この税制のもと、後継者を見つけて株式を譲渡すれば株式に課税される税金は、全額猶予・免除されます(平成30年から10年間、一定の要件あり)。ぜひ検討してみましょう。
平成30年度の税制改正で、事業承継税制のこれまでの一般措置に加えて、
①納税猶予の対象となる非上場株式等の制限の撤廃
②納税猶予割合引上げ(80%であったのが100%になった)
というような特別の措置が創設されています。
【遺言による相続・遺産分割に関するトラブルの回避方法】
遺産として会社の株を残すのであれば、会社と個人の資産をしっかりと分類し、個人資産の配分について遺言で決めておくのがよいでしょう。
不動産のように分割できないものは、一人の相続人が単独で相続するのか、相続人全員の共有財産とするのか検討が必要です。

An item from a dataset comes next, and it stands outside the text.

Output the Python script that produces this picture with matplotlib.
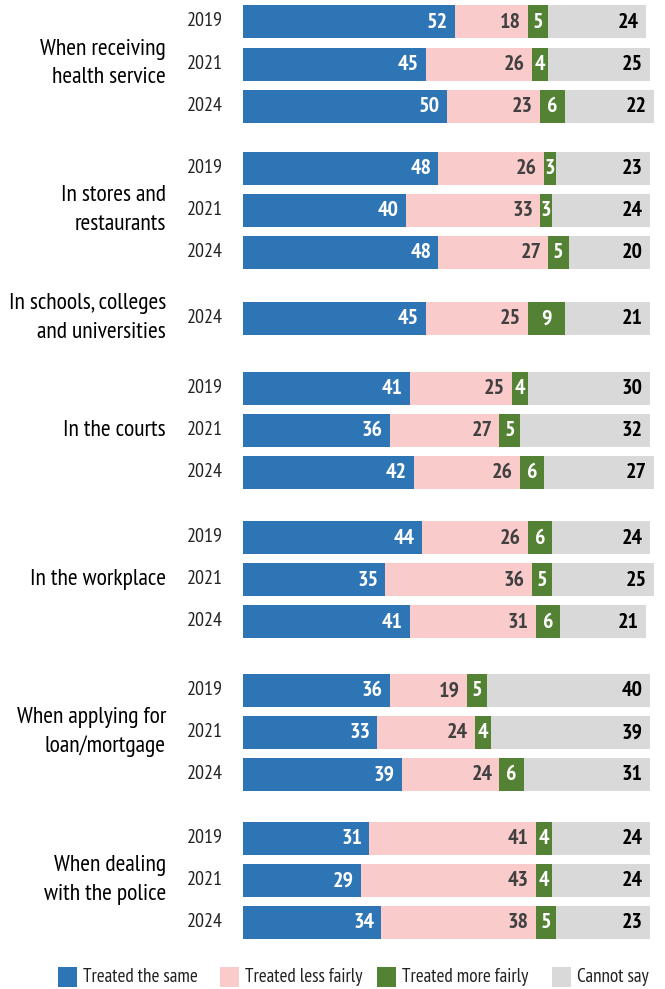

弁護士としては、なるべく「単独所有」にしてあげるのが、相続人が喜ぶ結果になると思います。不動産の共有は確定申告など面倒な手続きを一緒にやらなければならなくて紛争の種になりえます。
遺言については、きちんと説明しておかないと、あとで遺産を巡って遺留分の紛争が起きたり、感情的亀裂が生まれる可能性があるので、相続人にはどうしてそういう遺言にしたのかわかるように説明するか、遺言のなかに説明をいれるのがよいでしょう。
ですので、遺言の構成はとても重要です。遺産をもらったひとが、ありがとうと思えるような内容になるべくならしたいものですね。
スムーズな事業承継のポイント
トラブル回避のためのポイントは、以下の5つのように思われます。
■ 1:後継者を早めに決めましょう
子供や兄弟などの親族がいる場合や、従業員の中に優秀な人材が見つかった場合は、後継者を決めやすいと思います。
しかし、親族や従業員の中にふさわしい人物がいない場合は、M&Aを選択肢に考えましょう。
万一、経営者の健康状態が悪化したり、倒れたりすると、承継手続が進まないので、なるべく元気なうちに早めに後継者選びを開始することをおすすめします。
■ 2:後継者教育に力を入れましょう
後継者の教育・事業理解が不十分な場合は事業承継後、業績が悪化したり、従業員が流出するリスクがあります。
旧経営者が引退する前に、後継者に経営者としての実務経験を十分に積ませ、経営ノウハウや知識などを身につけさせることができれば、事業承継が成功する可能性も高まります。
■ 3:場合によっては後継者の補佐役を指名しましょう
ビジネスの経験が未熟な若い後継者には、教育係の役割を果たす補佐役(取締役など)を指名して事業承継を円滑に進める工夫をしましょう。しかし、補佐役がそもそも承継したいという人である場合には、感情的しこりになりえるので、性格の見極めや、本人の希望を確認しましょう。
■ 4:業種や業態などを検討する
第三者に事業承継を考える場合でも、親族が承継する場合でも、業種や業態、立地などを再検討して事業を魅力的なものにしておきましょう。これらを再検討することにより、M&Aでの買い手が見つかりやすくなったり、親族も効率化した事業を承継できたりしますので、承継が容易になることもあります。
■ 5:後継者に経営革新計画を作成させる
業績が悪化している企業は、M&Aを検討するなどしましょう。また、後継者がいるのならその人に「経営革新計画(新たな事業計画書)」を作成してもらいましょう。
この計画書が、全国都道府県の知事や地方機関長に承認されると、日本政策金融公庫から融資や支援などが得られることがあります。また、経営全体をコンサルタントに見てもらって、経営自体を縮小する等して効率的な経営に刷新することも検討しましょう。